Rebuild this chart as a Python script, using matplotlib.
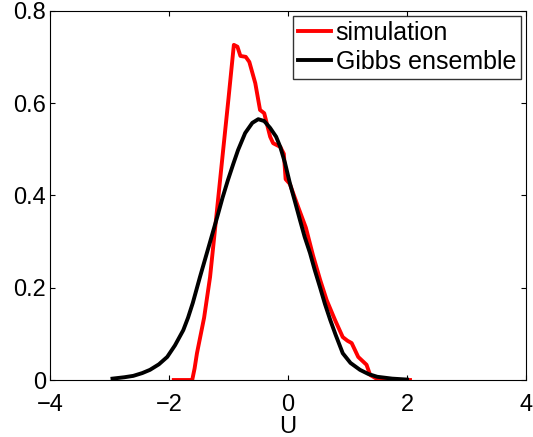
import matplotlib
matplotlib.use("Agg")
import matplotlib.pyplot as plt

plt.rcParams['font.family'] = ['Liberation Sans', 'DejaVu Sans']

# simulation (red)
sim_u = [-1.92, -1.61, -1.57, -1.53, -1.41, -1.31, -1.20, -1.09, -1.00, -0.91,
         -0.85, -0.80, -0.71, -0.65, -0.55, -0.47, -0.40, -0.30, -0.25, -0.13,
         -0.07, -0.04, 0.03, 0.17, 0.30, 0.42, 0.54, 0.65, 0.79, 0.92, 1.00, 1.07,
         1.18, 1.32, 1.38, 1.50, 1.70, 2.05]
sim_p = [0.0, 0.0, 0.025, 0.058, 0.135, 0.223, 0.36, 0.498, 0.61, 0.726,
         0.722, 0.702, 0.700, 0.689, 0.643, 0.585, 0.578, 0.527, 0.513, 0.505,
         0.49, 0.435, 0.425, 0.375, 0.33, 0.27, 0.217, 0.173, 0.13, 0.093, 0.085, 0.08,
         0.05, 0.033, 0.011, 0.002, 0.0, 0.0]

# Gibbs ensemble (black)
gibbs_u = [-2.95, -2.75, -2.60, -2.45, -2.32, -2.17, -2.03, -1.90, -1.76, -1.68,
           -1.60, -1.48, -1.33, -1.19, -1.10, -1.01, -0.92, -0.84, -0.72, -0.60,
           -0.50, -0.40, -0.30, -0.20, -0.13, -0.05, 0.03, 0.12, 0.20, 0.28,
           0.37, 0.45, 0.54, 0.62, 0.71, 0.80, 0.92, 1.05, 1.21, 1.35, 1.50,
           1.75, 2.00]
gibbs_p = [0.003, 0.006, 0.009, 0.015, 0.022, 0.034, 0.050, 0.075, 0.108, 0.135,
           0.167, 0.223, 0.290, 0.353, 0.395, 0.433, 0.468, 0.498, 0.535, 0.557,
           0.565, 0.561, 0.546, 0.527, 0.505, 0.470, 0.427, 0.385, 0.347, 0.310,
           0.275, 0.238, 0.200, 0.165, 0.130, 0.098, 0.058, 0.037, 0.022, 0.013, 0.007,
           0.003, 0.001]

fig = plt.figure(figsize=(5.33, 4.37), dpi=100)
ax = fig.add_axes([0.0938, 0.1304, 0.8931, 0.8451])

ax.plot(sim_u, sim_p, color='#ff0000', lw=2.8, label='simulation', solid_joinstyle='round')
ax.plot(gibbs_u, gibbs_p, color='black', lw=2.8, label='Gibbs ensemble', solid_joinstyle='round')

ax.set_xlim(-4, 4)
ax.set_ylim(0, 0.8)
ax.set_xticks([-4, -2, 0, 2, 4])
ax.set_yticks([0, 0.2, 0.4, 0.6, 0.8])
ax.set_yticklabels(['0', '0.2', '0.4', '0.6', '0.8'])
ax.tick_params(direction='in', top=True, right=True, length=3.5, labelsize=17)
ax.tick_params(axis='x', pad=10)
ax.tick_params(axis='y', pad=3)
ax.set_xlabel('U', fontsize=17, labelpad=0)

leg = ax.legend(loc='upper right', fontsize=18, frameon=True, fancybox=False,
                edgecolor='black', borderaxespad=0.2, handlelength=1.3,
                handletextpad=0.2, borderpad=0.2, labelspacing=0.2)
leg.get_frame().set_linewidth(1.0)

fig.savefig('out.png', dpi=100)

Goal:
Repeat the lines above exactly, and keep every picture out.

Right answer:
Rebuild this chart as a Python script, using matplotlib.
import matplotlib
matplotlib.use("Agg")
import matplotlib.pyplot as plt

plt.rcParams['font.family'] = ['Liberation Sans', 'DejaVu Sans']

# simulation (red)
sim_u = [-1.92, -1.61, -1.57, -1.53, -1.41, -1.31, -1.20, -1.09, -1.00, -0.91,
         -0.85, -0.80, -0.71, -0.65, -0.55, -0.47, -0.40, -0.30, -0.25, -0.13,
         -0.07, -0.04, 0.03, 0.17, 0.30, 0.42, 0.54, 0.65, 0.79, 0.92, 1.00, 1.07,
         1.18, 1.32, 1.38, 1.50, 1.70, 2.05]
sim_p = [0.0, 0.0, 0.025, 0.058, 0.135, 0.223, 0.36, 0.498, 0.61, 0.726,
         0.722, 0.702, 0.700, 0.689, 0.643, 0.585, 0.578, 0.527, 0.513, 0.505,
         0.49, 0.435, 0.425, 0.375, 0.33, 0.27, 0.217, 0.173, 0.13, 0.093, 0.085, 0.08,
         0.05, 0.033, 0.011, 0.002, 0.0, 0.0]

# Gibbs ensemble (black)
gibbs_u = [-2.95, -2.75, -2.60, -2.45, -2.32, -2.17, -2.03, -1.90, -1.76, -1.68,
           -1.60, -1.48, -1.33, -1.19, -1.10, -1.01, -0.92, -0.84, -0.72, -0.60,
           -0.50, -0.40, -0.30, -0.20, -0.13, -0.05, 0.03, 0.12, 0.20, 0.28,
           0.37, 0.45, 0.54, 0.62, 0.71, 0.80, 0.92, 1.05, 1.21, 1.35, 1.50,
           1.75, 2.00]
gibbs_p = [0.003, 0.006, 0.009, 0.015, 0.022, 0.034, 0.050, 0.075, 0.108, 0.135,
           0.167, 0.223, 0.290, 0.353, 0.395, 0.433, 0.468, 0.498, 0.535, 0.557,
           0.565, 0.561, 0.546, 0.527, 0.505, 0.470, 0.427, 0.385, 0.347, 0.310,
           0.275, 0.238, 0.200, 0.165, 0.130, 0.098, 0.058, 0.037, 0.022, 0.013, 0.007,
           0.003, 0.001]

fig = plt.figure(figsize=(5.33, 4.37), dpi=100)
ax = fig.add_axes([0.0938, 0.1304, 0.8931, 0.8451])

ax.plot(sim_u, sim_p, color='#ff0000', lw=2.8, label='simulation', solid_joinstyle='round')
ax.plot(gibbs_u, gibbs_p, color='black', lw=2.8, label='Gibbs ensemble', solid_joinstyle='round')

ax.set_xlim(-4, 4)
ax.set_ylim(0, 0.8)
ax.set_xticks([-4, -2, 0, 2, 4])
ax.set_yticks([0, 0.2, 0.4, 0.6, 0.8])
ax.set_yticklabels(['0', '0.2', '0.4', '0.6', '0.8'])
ax.tick_params(direction='in', top=True, right=True, length=3.5, labelsize=17)
ax.tick_params(axis='x', pad=10)
ax.tick_params(axis='y', pad=3)
ax.set_xlabel('U', fontsize=17, labelpad=0)

leg = ax.legend(loc='upper right', fontsize=18, frameon=True, fancybox=False,
                edgecolor='black', borderaxespad=0.2, handlelength=1.3,
                handletextpad=0.2, borderpad=0.2, labelspacing=0.2)
leg.get_frame().set_linewidth(1.0)

fig.savefig('out.png', dpi=100)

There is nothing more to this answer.